◆ AVAILABLE DATA
- - - -
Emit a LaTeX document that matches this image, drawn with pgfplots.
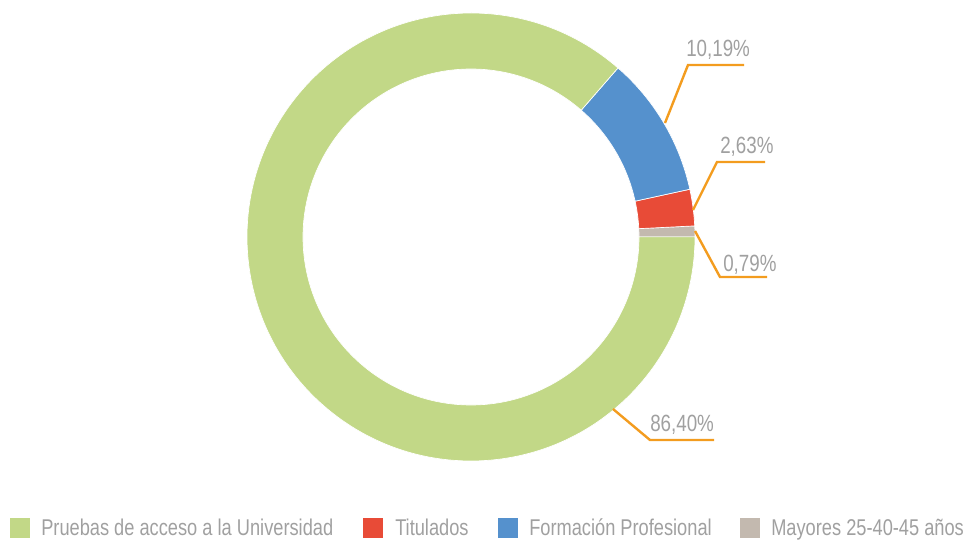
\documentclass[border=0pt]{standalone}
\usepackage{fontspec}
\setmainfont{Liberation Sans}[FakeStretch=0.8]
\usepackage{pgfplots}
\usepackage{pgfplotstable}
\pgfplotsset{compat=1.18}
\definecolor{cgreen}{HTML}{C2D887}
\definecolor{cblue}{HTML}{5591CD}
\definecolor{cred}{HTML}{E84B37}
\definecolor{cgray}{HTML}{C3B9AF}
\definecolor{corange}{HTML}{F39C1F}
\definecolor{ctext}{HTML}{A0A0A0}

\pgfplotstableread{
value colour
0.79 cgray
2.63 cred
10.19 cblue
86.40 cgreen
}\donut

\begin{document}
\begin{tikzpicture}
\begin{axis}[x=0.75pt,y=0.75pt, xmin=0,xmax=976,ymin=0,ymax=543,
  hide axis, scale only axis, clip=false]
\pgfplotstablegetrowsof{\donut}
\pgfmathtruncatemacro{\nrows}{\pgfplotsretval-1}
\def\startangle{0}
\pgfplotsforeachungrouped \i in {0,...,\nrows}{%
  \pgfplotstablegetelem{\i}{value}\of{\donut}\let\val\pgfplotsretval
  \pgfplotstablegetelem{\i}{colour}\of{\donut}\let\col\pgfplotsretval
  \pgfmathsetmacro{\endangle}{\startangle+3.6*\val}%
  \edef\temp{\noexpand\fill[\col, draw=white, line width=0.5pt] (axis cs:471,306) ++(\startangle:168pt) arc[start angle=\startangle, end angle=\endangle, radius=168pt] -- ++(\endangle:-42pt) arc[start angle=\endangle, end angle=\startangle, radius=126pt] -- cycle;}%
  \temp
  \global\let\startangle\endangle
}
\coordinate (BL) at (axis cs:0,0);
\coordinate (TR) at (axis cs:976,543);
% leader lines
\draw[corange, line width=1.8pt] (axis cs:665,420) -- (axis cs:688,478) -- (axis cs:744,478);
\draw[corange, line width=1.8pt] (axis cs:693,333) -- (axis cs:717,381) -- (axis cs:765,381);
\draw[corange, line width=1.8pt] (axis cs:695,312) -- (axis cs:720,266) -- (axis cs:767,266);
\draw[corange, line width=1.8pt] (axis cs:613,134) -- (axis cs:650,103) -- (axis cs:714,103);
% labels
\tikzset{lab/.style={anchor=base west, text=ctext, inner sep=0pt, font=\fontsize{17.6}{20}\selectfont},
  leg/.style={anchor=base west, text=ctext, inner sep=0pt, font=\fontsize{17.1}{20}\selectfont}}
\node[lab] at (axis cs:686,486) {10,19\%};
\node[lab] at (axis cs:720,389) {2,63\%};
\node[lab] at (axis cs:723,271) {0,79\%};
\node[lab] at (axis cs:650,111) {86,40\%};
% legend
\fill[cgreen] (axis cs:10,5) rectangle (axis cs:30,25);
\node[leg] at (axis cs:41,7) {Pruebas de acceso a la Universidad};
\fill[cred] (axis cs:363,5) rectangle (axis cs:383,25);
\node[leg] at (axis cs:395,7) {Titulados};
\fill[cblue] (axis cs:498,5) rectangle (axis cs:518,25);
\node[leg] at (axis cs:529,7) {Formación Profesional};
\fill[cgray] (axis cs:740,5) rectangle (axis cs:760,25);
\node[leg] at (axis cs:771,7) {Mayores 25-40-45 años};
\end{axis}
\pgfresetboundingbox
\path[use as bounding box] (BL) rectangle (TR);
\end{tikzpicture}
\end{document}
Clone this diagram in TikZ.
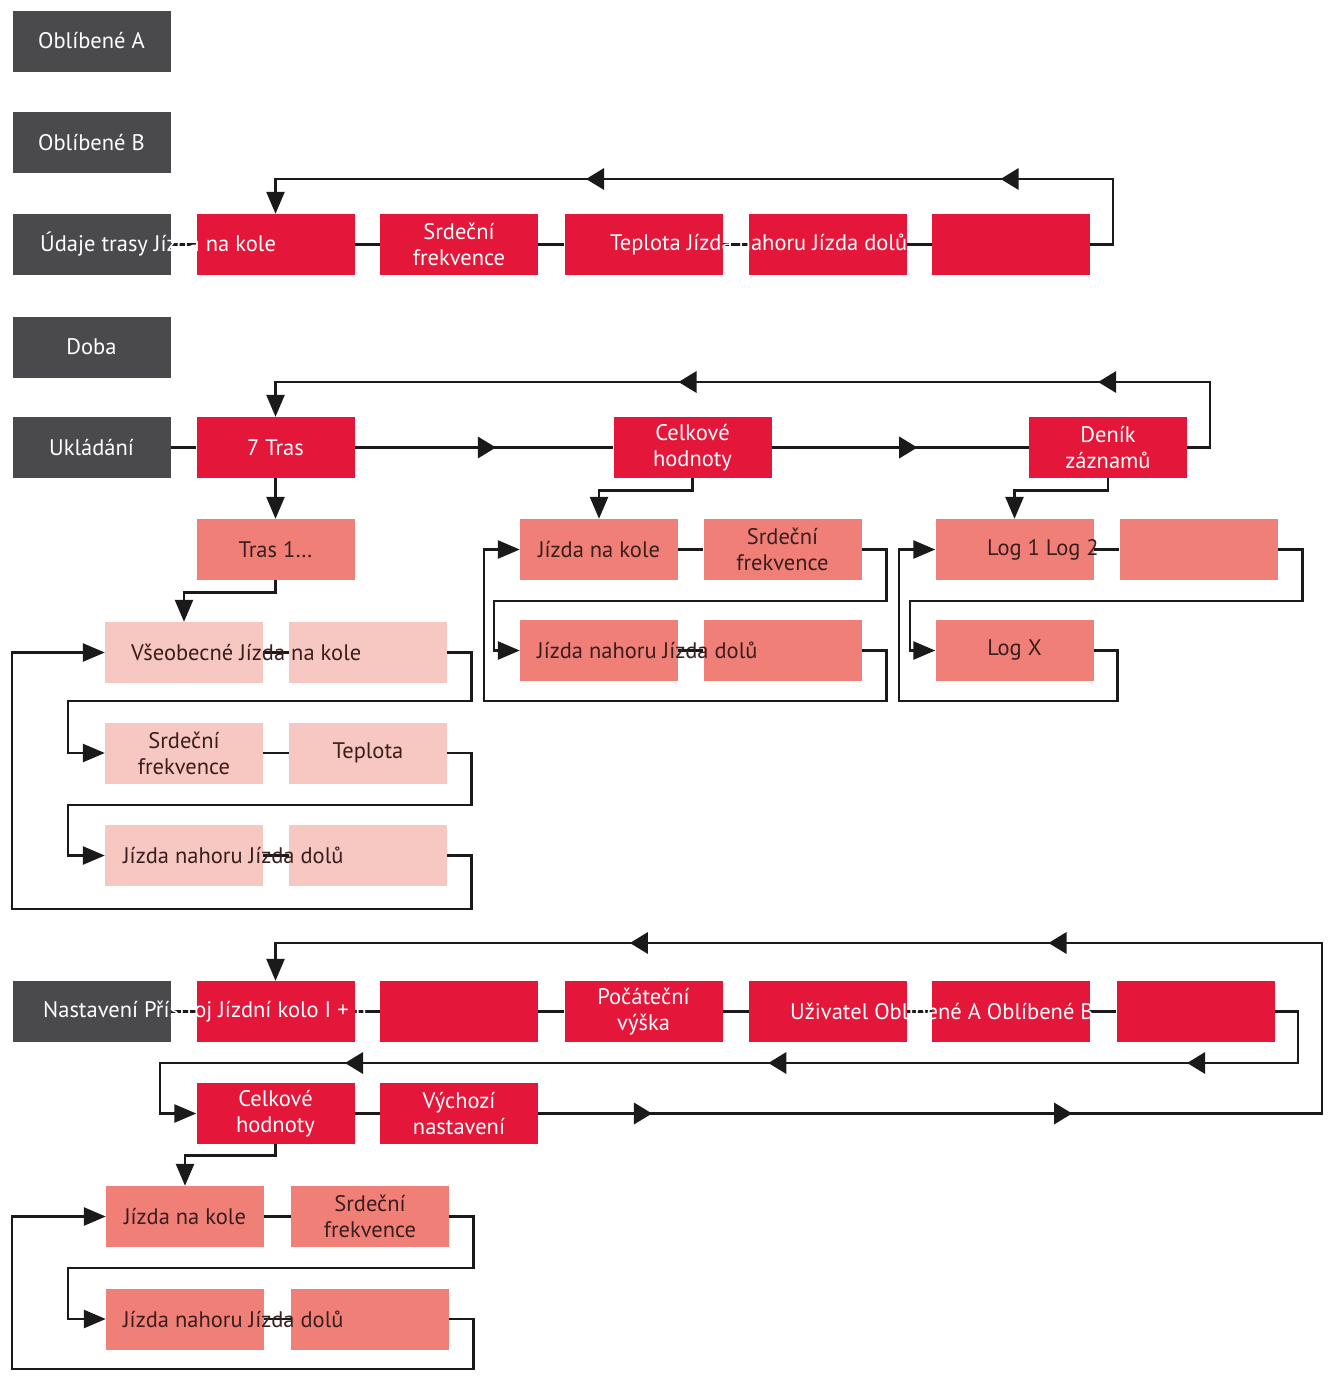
- - - -
◆ SET PROBLEM
Write out again every line above exactly as given; the pictures do not belong in the copy.

◆ THE REPLY
Emit a LaTeX document that matches this image, drawn with pgfplots.
\documentclass[border=0pt]{standalone}
\usepackage{fontspec}
\setmainfont{Liberation Sans}[FakeStretch=0.8]
\usepackage{pgfplots}
\usepackage{pgfplotstable}
\pgfplotsset{compat=1.18}
\definecolor{cgreen}{HTML}{C2D887}
\definecolor{cblue}{HTML}{5591CD}
\definecolor{cred}{HTML}{E84B37}
\definecolor{cgray}{HTML}{C3B9AF}
\definecolor{corange}{HTML}{F39C1F}
\definecolor{ctext}{HTML}{A0A0A0}

\pgfplotstableread{
value colour
0.79 cgray
2.63 cred
10.19 cblue
86.40 cgreen
}\donut

\begin{document}
\begin{tikzpicture}
\begin{axis}[x=0.75pt,y=0.75pt, xmin=0,xmax=976,ymin=0,ymax=543,
  hide axis, scale only axis, clip=false]
\pgfplotstablegetrowsof{\donut}
\pgfmathtruncatemacro{\nrows}{\pgfplotsretval-1}
\def\startangle{0}
\pgfplotsforeachungrouped \i in {0,...,\nrows}{%
  \pgfplotstablegetelem{\i}{value}\of{\donut}\let\val\pgfplotsretval
  \pgfplotstablegetelem{\i}{colour}\of{\donut}\let\col\pgfplotsretval
  \pgfmathsetmacro{\endangle}{\startangle+3.6*\val}%
  \edef\temp{\noexpand\fill[\col, draw=white, line width=0.5pt] (axis cs:471,306) ++(\startangle:168pt) arc[start angle=\startangle, end angle=\endangle, radius=168pt] -- ++(\endangle:-42pt) arc[start angle=\endangle, end angle=\startangle, radius=126pt] -- cycle;}%
  \temp
  \global\let\startangle\endangle
}
\coordinate (BL) at (axis cs:0,0);
\coordinate (TR) at (axis cs:976,543);
% leader lines
\draw[corange, line width=1.8pt] (axis cs:665,420) -- (axis cs:688,478) -- (axis cs:744,478);
\draw[corange, line width=1.8pt] (axis cs:693,333) -- (axis cs:717,381) -- (axis cs:765,381);
\draw[corange, line width=1.8pt] (axis cs:695,312) -- (axis cs:720,266) -- (axis cs:767,266);
\draw[corange, line width=1.8pt] (axis cs:613,134) -- (axis cs:650,103) -- (axis cs:714,103);
% labels
\tikzset{lab/.style={anchor=base west, text=ctext, inner sep=0pt, font=\fontsize{17.6}{20}\selectfont},
  leg/.style={anchor=base west, text=ctext, inner sep=0pt, font=\fontsize{17.1}{20}\selectfont}}
\node[lab] at (axis cs:686,486) {10,19\%};
\node[lab] at (axis cs:720,389) {2,63\%};
\node[lab] at (axis cs:723,271) {0,79\%};
\node[lab] at (axis cs:650,111) {86,40\%};
% legend
\fill[cgreen] (axis cs:10,5) rectangle (axis cs:30,25);
\node[leg] at (axis cs:41,7) {Pruebas de acceso a la Universidad};
\fill[cred] (axis cs:363,5) rectangle (axis cs:383,25);
\node[leg] at (axis cs:395,7) {Titulados};
\fill[cblue] (axis cs:498,5) rectangle (axis cs:518,25);
\node[leg] at (axis cs:529,7) {Formación Profesional};
\fill[cgray] (axis cs:740,5) rectangle (axis cs:760,25);
\node[leg] at (axis cs:771,7) {Mayores 25-40-45 años};
\end{axis}
\pgfresetboundingbox
\path[use as bounding box] (BL) rectangle (TR);
\end{tikzpicture}
\end{document}
Clone this diagram in TikZ.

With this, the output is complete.